Despite being the world’s largest producer of cotton, China’s imports of that commodity have expanded dramatically in the past year, mostly in response to the Chinese government’s concentrated stockpiling efforts.
Since producing cotton within China is more expensive than doing so in such locations as America or Australia, where farmers have access to more efficient machinery, the Chinese government began a campaign earlier this year to buy up large portions of China’s domestic production in an effort to stabilize prices for its textile manufacturers. The government’s efforts have been both wide reaching and largely successful. At present, the Chinese government sits on a cotton stockpile equal to roughly half of its annual domestic consumption. In cotton year 2011/2012, which began in October and will close at the end of this month, the Chinese government bought up more than a quarter of the nation’s total cotton product.
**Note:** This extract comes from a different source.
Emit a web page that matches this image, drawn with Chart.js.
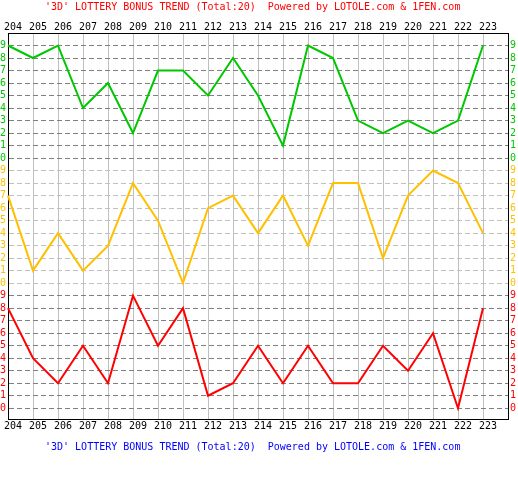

The global aftereffects of this action have proven numerous, producing phenomenon that include, according to some readings, India’s cotton export ban of earlier this year.
While some countries have shown discomfort at the prospect of having their cotton used to create a buffer for Chinese manufacturers, many cotton exporters have also benefited from the arrangement, as well as its subsequent stabilization of market prices.
Australia, which sells 60% of its total cotton product to China, has enjoyed bumper crops over the past three years, the sale of which have allowed for investment in the Australian cotton industry.
The United States and India, the world’s first and second-largest exporters of cotton, respectively, have seen an increasing amount of cotton headed for China as well.
According to figures released by the United States Department of Agriculture (USDA), exports of US cotton to China have reached 1.8 million bales in the cotton year to date, which the US government views as beginning on August 1. This figure far dwarfs the States’ next largest cotton export partner, Turkey, which imported only 376,000 bales in that same time period.
The export of Indian cotton to China has proven more controversial. When the Chinese government effectively began dictating the global price of cotton earlier this year, India responded with its infamous cotton ban, which was intended to secure a low-priced source of cotton for its own textile manufacturers. At the time of the ban, India had already exported 9.5 million bales to China in the cotton year to date, far exceeding the 8.4 million bale surplus the country had predicted.
India has since relinquished the ban, though the lessons of that scuffle remain fresh in the memories of cotton traders the world over, who now have to deal with the reality that China, with its sizable stockpiles and penchant for government intervention, can effectively dictate terms to the world’s largest cotton-producing nations.